The reason why economics as a domain still fails to accept the emergence of knowledge as the single most important factor of production and ‘factor of consumption’ is due to the fact that knowledge is highly intangible; often it becomes difficult to determine its ownership. For instance, when someone attributes ‘Das Capital’ to Karl Marx, it is essentially a misrepresentation of facts as Das Capital and the Marxist philosophy was not just the mere work of Karl Marx; Marxism was not just the result of the thoughts of Marx but also a reaction to the existing religious institutions.

Now if we look at the religious institutions of those days, which was primarily the Catholic Church, the whole notion of religion and secular life was not the creation of Church but emerged out of the thoughts of Church Fathers like St Augustine of Hippo, Clement of Rome and Ignatius of Antioch. Now again if we look at their writings, their ideas were not ‘original’ in the sense that it was drawn heavily from the early disciples of Christ who in turn wrote their thoughts under the influence of the teachings of Christ. This chain of ideas will continue further as Christ himself was a reaction against the conservative Judaism, a community into which he was born!

The point is that ideas, constructs and knowledge as economic factors are not just mere creations of one single individual, but the results of a decentralised, ongoing process where several individuals take part.
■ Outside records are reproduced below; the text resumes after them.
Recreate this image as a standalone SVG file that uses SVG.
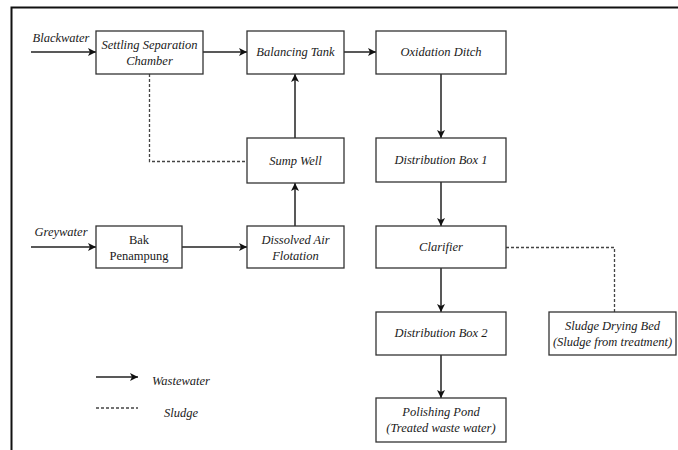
<svg xmlns="http://www.w3.org/2000/svg" width="678" height="450" viewBox="0 0 678 450">
<defs>
<marker id="ah" viewBox="0 0 10 10" refX="10" refY="5" markerWidth="8" markerHeight="8" markerUnits="userSpaceOnUse" orient="auto">
<path d="M0,0 L10,5 L0,10 L2.5,5 Z" fill="#111"/>
</marker>
<style>
.box{fill:#fff;stroke:#333;stroke-width:1.3}
.t{font-size:12.5px;font-style:italic;fill:#1a1a1a;text-anchor:middle}
.u{font-style:normal}
.w{fill:none;stroke:#222;stroke-width:1.5;marker-end:url(#ah)}
.s{fill:none;stroke:#444;stroke-width:1.3;stroke-dasharray:3,2}
</style>
</defs>
<rect width="678" height="450" fill="#fff"/>
<path d="M11.5,450 V7.5 H678" fill="none" stroke="#111" stroke-width="2"/>

<g id="connectors">
<line class="w" x1="31" y1="52" x2="96" y2="52"/>
<line class="w" x1="203" y1="52" x2="247" y2="52"/>
<line class="w" x1="344" y1="52" x2="376" y2="52"/>
<line class="w" x1="295" y1="138" x2="295" y2="74"/>
<line class="w" x1="295" y1="226" x2="295" y2="183"/>
<line class="w" x1="182" y1="247" x2="247" y2="247"/>
<line class="w" x1="31" y1="247" x2="96" y2="247"/>
<line class="w" x1="441" y1="74" x2="441" y2="138"/>
<line class="w" x1="441" y1="182" x2="441" y2="226"/>
<line class="w" x1="441" y1="268" x2="441" y2="312"/>
<line class="w" x1="441" y1="355" x2="441" y2="398"/>
<path class="s" d="M149.5,74 V161.5 H247"/>
<path class="s" d="M506,247.5 H614.5 V312"/>
</g>

<g font-family="'Liberation Serif', 'Times New Roman', serif">
<text class="t" x="61" y="42">Blackwater</text>
<text class="t" x="61" y="236">Greywater</text>

<g id="ssc"><rect class="box" x="96" y="31" width="107" height="43"/>
<text class="t" x="149.5" y="49">Settling Separation</text><text class="t" x="149.5" y="65">Chamber</text></g>
<g id="bt"><rect class="box" x="247" y="31" width="97" height="43"/>
<text class="t" x="295.5" y="56">Balancing Tank</text></g>
<g id="od"><rect class="box" x="376" y="31" width="130" height="43"/>
<text class="t" x="441" y="56">Oxidation Ditch</text></g>
<g id="sw"><rect class="box" x="247" y="138" width="97" height="45"/>
<text class="t" x="295.5" y="165">Sump Well</text></g>
<g id="bak"><rect class="box" x="96" y="226" width="86" height="42"/>
<text class="t u" x="139" y="244">Bak</text><text class="t u" x="139" y="260">Penampung</text></g>
<g id="daf"><rect class="box" x="247" y="226" width="97" height="42"/>
<text class="t" x="295.5" y="244">Dissolved Air</text><text class="t" x="295.5" y="260">Flotation</text></g>
<g id="db1"><rect class="box" x="376" y="138" width="130" height="44"/>
<text class="t" x="441" y="164">Distribution Box 1</text></g>
<g id="cl"><rect class="box" x="376" y="226" width="130" height="42"/>
<text class="t" x="441" y="251">Clarifier</text></g>
<g id="db2"><rect class="box" x="376" y="312" width="130" height="43"/>
<text class="t" x="441" y="337">Distribution Box 2</text></g>
<g id="pp"><rect class="box" x="376" y="398" width="130" height="44"/>
<text class="t" x="441" y="416">Polishing Pond</text><text class="t" x="441" y="432">(Treated waste water)</text></g>
<g id="sdb"><rect class="box" x="549" y="312" width="127" height="43"/>
<text class="t" x="612.5" y="330">Sludge Drying Bed</text><text class="t" x="612.5" y="346">(Sludge from treatment)</text></g>

<g id="legend">
<line class="w" x1="96" y1="377" x2="138" y2="377"/>
<text class="t" x="181" y="385">Wastewater</text>
<line class="s" x1="96" y1="408" x2="138" y2="408"/>
<text class="t" x="181" y="417">Sludge</text>
</g>
</g>
</svg>
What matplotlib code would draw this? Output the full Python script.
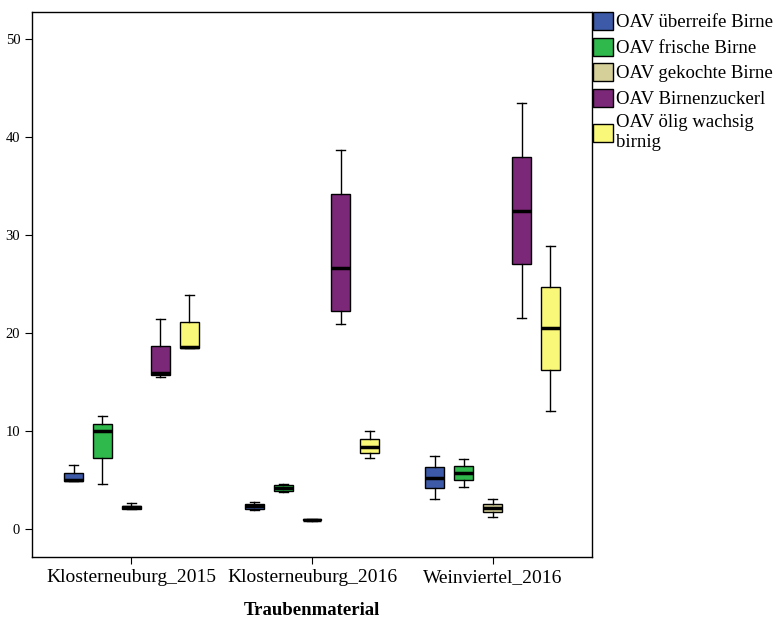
import matplotlib.pyplot as plt
from matplotlib.patches import Patch

plt.rcParams['font.family'] = ['Liberation Serif', 'DejaVu Serif']

groups = ["Klosterneuburg_2015", "Klosterneuburg_2016", "Weinviertel_2016"]
series = ["OAV überreife Birne", "OAV frische Birne", "OAV gekochte Birne",
          "OAV Birnenzuckerl", "OAV ölig wachsig\nbirnig"]
colors = ["#3d5aa8", "#2fb84b", "#d5d09a", "#7b2878", "#faf878"]

# per series: values for the three groups (low whisker, Q1, median, Q3, high whisker)
ueberreife = [(4.86, 4.86, 4.95, 5.68, 6.56), (1.94, 2.04, 2.3, 2.55, 2.76), (3.06, 4.15, 5.24, 6.33, 7.45)]
frische = [(4.56, 7.28, 10.0, 10.75, 11.5), (3.8, 3.84, 4.18, 4.46, 4.6), (4.32, 5.03, 5.75, 6.46, 7.18)]
gekochte = [(2.04, 2.04, 2.2, 2.38, 2.62), (0.85, 0.87, 0.92, 0.98, 1.0), (1.26, 1.7, 2.18, 2.58, 3.06)]
zuckerl = [(15.5, 15.75, 15.95, 18.7, 21.46), (20.92, 22.28, 26.6, 34.2, 38.67), (21.53, 27.04, 32.5, 38.0, 43.5)]
oelig = [(18.5, 18.5, 18.55, 21.16, 23.88), (7.2, 7.72, 8.37, 9.18, 10.0), (12.04, 16.22, 20.48, 24.66, 28.88)]
all_series = [ueberreife, frische, gekochte, zuckerl, oelig]

fig = plt.figure(figsize=(7.77, 6.21), dpi=100)
ax = fig.add_axes([32 / 777, 1 - 557 / 621, 560 / 777, 545 / 621])

offset = 0.16
for i, (data, col) in enumerate(zip(all_series, colors)):
    stats = []
    for lo, q1, med, q3, hi in data:
        stats.append(dict(whislo=lo, q1=q1, med=med, q3=q3, whishi=hi, fliers=[]))
    pos = [g + (i - 2) * offset for g in range(len(groups))]
    ax.bxp(stats, positions=pos, widths=0.105, patch_artist=True, showfliers=False,
           boxprops=dict(facecolor=col, edgecolor='black', linewidth=1),
           medianprops=dict(color='black', linewidth=2.5),
           whiskerprops=dict(color='black', linewidth=1),
           capprops=dict(color='black', linewidth=1),
           capwidths=0.05, manage_ticks=False)

ax.set_xlim(-0.55, 2.55)
ax.set_ylim(-2.86, 52.76)
ax.set_xticks(range(len(groups)))
ax.set_xticklabels(groups, fontsize=14)
ax.set_yticks([0, 10, 20, 30, 40, 50])
ax.tick_params(axis='y', labelsize=10.5, length=5, direction='out')
ax.tick_params(axis='x', length=5, direction='out')
ax.set_xlabel("Traubenmaterial", fontsize=13.5, fontweight='bold', labelpad=12)
for s in ax.spines.values():
    s.set_linewidth(1)

handles = [Patch(facecolor=c, edgecolor='black', label=l) for c, l in zip(colors, series)]
fig.legend(handles=handles, loc='upper left', bbox_to_anchor=(593 / 777, 1 - 12 / 621),
           frameon=False, fontsize=13.5, handlelength=1.05, handleheight=1.1,
           handletextpad=0.2, labelspacing=0.33, borderaxespad=0, borderpad=0)

fig.savefig("out.png", dpi=100)
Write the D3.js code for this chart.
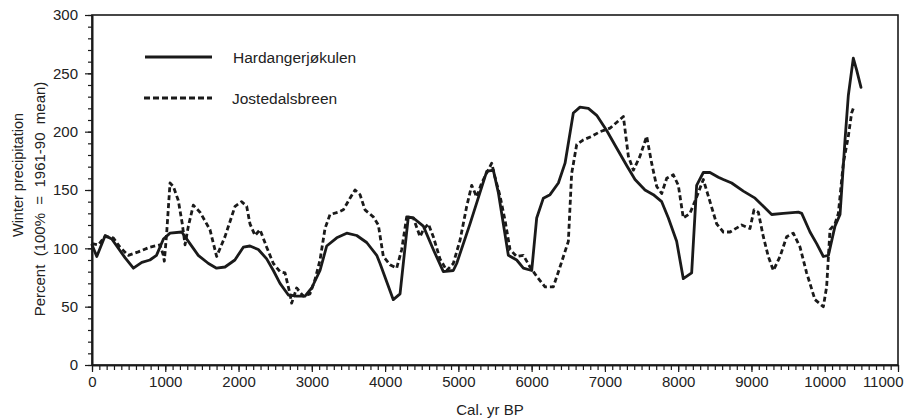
<!DOCTYPE html>
<html>
<head>
<meta charset="utf-8">
<script src="https://cdn.jsdelivr.net/npm/d3@7"></script>
<style>
  html, body { margin: 0; padding: 0; background: #fff; }
  svg { display: block; }
  text { font-family: "Liberation Sans", Arial, Helvetica, sans-serif; fill: #222; }
</style>
</head>
<body>
<svg id="chart" width="917" height="420"></svg>
<script>
// Reconstructed winter precipitation (percent of 1961-90 mean) against calendar age
const hardYears = [0, 65, 180, 270, 450, 565, 680, 790, 880, 975, 1065, 1225, 1315, 1450, 1590, 1700, 1815, 1950,
  2065, 2156, 2270, 2384, 2475, 2566, 2680, 2793, 2907, 2998, 3112, 3203, 3340, 3476, 3613, 3749, 3886, 3931,
  4112, 4204, 4317, 4386, 4522, 4658, 4795, 4931, 4977, 5159, 5387, 5477, 5545, 5682, 5796, 5887, 6001, 6069,
  6160, 6251, 6365, 6456, 6569, 6660, 6774, 6888, 7024, 7160, 7297, 7411, 7547, 7661, 7775, 7866, 7979, 8070,
  8184, 8252, 8343, 8434, 8548, 8616, 8730, 8889, 9049, 9162, 9276, 9435, 9640, 9686, 9799, 9890, 9981, 10050,
  10140, 10209, 10277, 10322, 10390, 10435, 10495];
const hardValues = [103, 93, 111, 108, 92, 83, 88, 90, 94, 108, 113, 114, 106, 94, 87, 83, 84, 90,
  101, 102, 99, 91, 81, 70, 60, 59, 59, 66, 81, 102, 109, 113, 111, 105, 94, 87,
  56, 61, 127, 126, 119, 99, 80, 81, 87, 121, 166, 167, 148, 94, 90, 83, 81, 126,
  143, 146, 156, 173, 216, 221, 220, 214, 201, 186, 171, 159, 150, 146, 140, 126, 106, 74,
  79, 154, 165, 165, 161, 159, 156, 149, 143, 136, 129, 130, 131, 130, 114, 104, 93, 94,
  119, 129, 193, 231, 263, 253, 238];

const jostYears = [0, 86, 177, 290, 382, 495, 632, 792, 928, 974, 987, 1019, 1065, 1110, 1178, 1232, 1270, 1315,
  1383, 1474, 1610, 1701, 1815, 1952, 2043, 2111, 2156, 2225, 2293, 2384, 2475, 2566, 2634, 2702, 2725, 2793,
  2884, 2975, 3043, 3112, 3180, 3248, 3362, 3430, 3521, 3590, 3658, 3726, 3839, 3908, 3976, 4067, 4158, 4227,
  4295, 4386, 4477, 4522, 4590, 4658, 4749, 4841, 4931, 5023, 5114, 5182, 5250, 5318, 5455, 5500, 5568, 5637,
  5705, 5796, 5887, 5978, 6069, 6183, 6296, 6387, 6501, 6546, 6615, 6706, 6820, 6933, 7070, 7252, 7320, 7389,
  7479, 7570, 7638, 7707, 7775, 7843, 7934, 8002, 8070, 8161, 8252, 8343, 8434, 8525, 8616, 8707, 8866, 8980,
  9035, 9094, 9162, 9230, 9299, 9390, 9481, 9571, 9663, 9753, 9867, 9981, 10026, 10072, 10140, 10186, 10254,
  10322, 10367, 10390];
const jostValues = [104, 103, 110, 109, 101, 94, 97, 101, 103, 94, 89, 113, 156, 153, 141, 121, 103, 119,
  137, 131, 116, 93, 110, 136, 140, 136, 121, 111, 116, 101, 87, 80, 79, 61, 53, 66,
  59, 61, 73, 90, 117, 129, 131, 133, 143, 150, 146, 133, 127, 120, 93, 86, 83, 99,
  127, 126, 110, 116, 121, 110, 91, 81, 87, 107, 136, 154, 144, 156, 173, 161, 145, 124,
  99, 93, 94, 84, 76, 67, 67, 84, 106, 164, 189, 193, 196, 200, 203, 213, 179, 167,
  179, 196, 173, 153, 147, 160, 163, 154, 126, 130, 144, 159, 140, 121, 114, 114, 120, 117,
  133, 131, 110, 93, 81, 93, 110, 113, 101, 79, 56, 50, 67, 116, 121, 130, 173,
  196, 216, 220];

const seriesNames = ["Hardangerjøkulen", "Jostedalsbreen"];
const xTickValues = d3.range(0, 11001, 1000);
const yTickValues = d3.range(0, 301, 50);
const xTitle = "Cal. yr BP";
const yTitleLines = ["Winter precipitation", "Percent  (100%  =  1961-90  mean)"];

const svg = d3.select("#chart");
const plotLeft = 92, plotRight = 898, plotTop = 15, plotBottom = 365;

const x = d3.scaleLinear().domain([0, 11000]).range([plotLeft, plotRight]);
const y = d3.scaleLinear().domain([0, 300]).range([plotBottom, plotTop]);

const ink = "#1a1a1a";
const labelSize = "15px";

// frame
svg.append("rect")
  .attr("x", plotLeft).attr("y", plotTop)
  .attr("width", plotRight - plotLeft).attr("height", plotBottom - plotTop)
  .attr("fill", "none").attr("stroke", ink).attr("stroke-width", 1.6);

// x axis: minor ticks every 100 yr, labelled ticks every 1000 yr
const xMinor = svg.append("g").attr("transform", `translate(0,${plotBottom})`)
  .call(d3.axisBottom(x).tickValues(d3.range(0, 11001, 100)).tickSize(5).tickFormat("").tickSizeOuter(0));
const xMajor = svg.append("g").attr("transform", `translate(0,${plotBottom})`)
  .call(d3.axisBottom(x).tickValues(xTickValues).tickSize(7).tickPadding(4).tickSizeOuter(0).tickFormat(d3.format("d")));
// y axis: minor ticks every 10, labelled ticks every 50
const yMinor = svg.append("g").attr("transform", `translate(${plotLeft},0)`)
  .call(d3.axisLeft(y).tickValues(d3.range(0, 301, 10)).tickSize(4).tickFormat("").tickSizeOuter(0));
const yMajor = svg.append("g").attr("transform", `translate(${plotLeft},0)`)
  .call(d3.axisLeft(y).tickValues(yTickValues).tickSize(7).tickPadding(7).tickSizeOuter(0));

[xMinor, xMajor, yMinor, yMajor].forEach(g => {
  g.select(".domain").attr("stroke", ink).attr("stroke-width", 1.6);
  g.selectAll(".tick line").attr("stroke", ink).attr("stroke-width", 1.2);
  g.selectAll(".tick text").style("font-size", labelSize).attr("fill", "#222")
    .style("font-family", "'Liberation Sans', Arial, sans-serif");
});

// the last year label sits flush with the right edge of the frame
xMajor.selectAll(".tick text")
  .filter(d => d === 11000)
  .attr("text-anchor", "end").attr("x", 5);

// axis titles
svg.append("text")
  .attr("x", 490).attr("y", 415)
  .attr("text-anchor", "middle").style("font-size", labelSize)
  .text(xTitle);

svg.append("text")
  .attr("transform", "translate(23,175) rotate(-90)")
  .attr("text-anchor", "middle").style("font-size", "14.5px")
  .text(yTitleLines[0]);
svg.append("text")
  .attr("transform", "translate(45,199) rotate(-90)")
  .attr("text-anchor", "middle").style("font-size", labelSize)
  .style("white-space", "pre").attr("xml:space", "preserve")
  .text(yTitleLines[1]);

// series lines
const line = d3.line().x(d => x(d[0])).y(d => y(d[1])).curve(d3.curveLinear);
const hardData = hardYears.map((v, i) => [v, hardValues[i]]);
const jostData = jostYears.map((v, i) => [v, jostValues[i]]);

svg.append("path").datum(jostData)
  .attr("d", line).attr("fill", "none").attr("stroke", ink)
  .attr("stroke-width", 2.8).attr("stroke-dasharray", "5,3")
  .attr("stroke-linejoin", "round");

svg.append("path").datum(hardData)
  .attr("d", line).attr("fill", "none").attr("stroke", ink)
  .attr("stroke-width", 2.8).attr("stroke-linejoin", "round").attr("stroke-linecap", "round");

// legend
const legend = svg.append("g");
legend.append("line").attr("x1", 145).attr("x2", 212).attr("y1", 57).attr("y2", 57)
  .attr("stroke", ink).attr("stroke-width", 3);
legend.append("text").attr("x", 233).attr("y", 62.5).style("font-size", "15.5px").text(seriesNames[0]);
legend.append("line").attr("x1", 144).attr("x2", 212).attr("y1", 98).attr("y2", 98)
  .attr("stroke", ink).attr("stroke-width", 3).attr("stroke-dasharray", "6,3");
legend.append("text").attr("x", 232).attr("y", 103.5).style("font-size", "15.5px").text(seriesNames[1]);
</script>
</body>
</html>
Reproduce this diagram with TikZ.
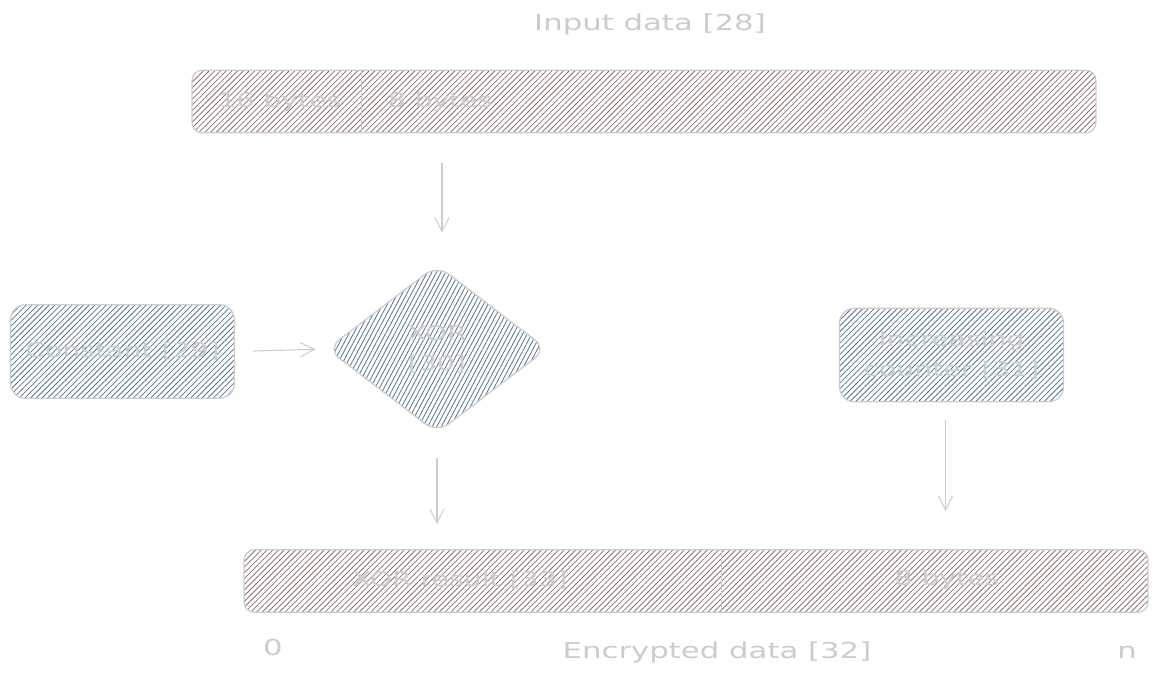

However, modern information management regimes like Intellectual Property Rights and WTO frameworks are creating unlawful and inefficient management of knowledge by granting its ownership into the hands of few individuals and corporate entities under the auspices of argument ‘protection of intellectual innovations to incentivise further research.’

Knowledge is not an end within itself, but an ongoing process wherein it expands by adding new blocks; it is intangible and often forms because of the efforts of several individuals and their ideas. Knowledge is unlimited in quantity, yet people denounces this collective nature of knowledge; in fact, the Knowledge Economy is one of the most monopolised economies of all. Indeed, it is certain that the knowledge economy will grow to take up the mantle of economic growth in the near future.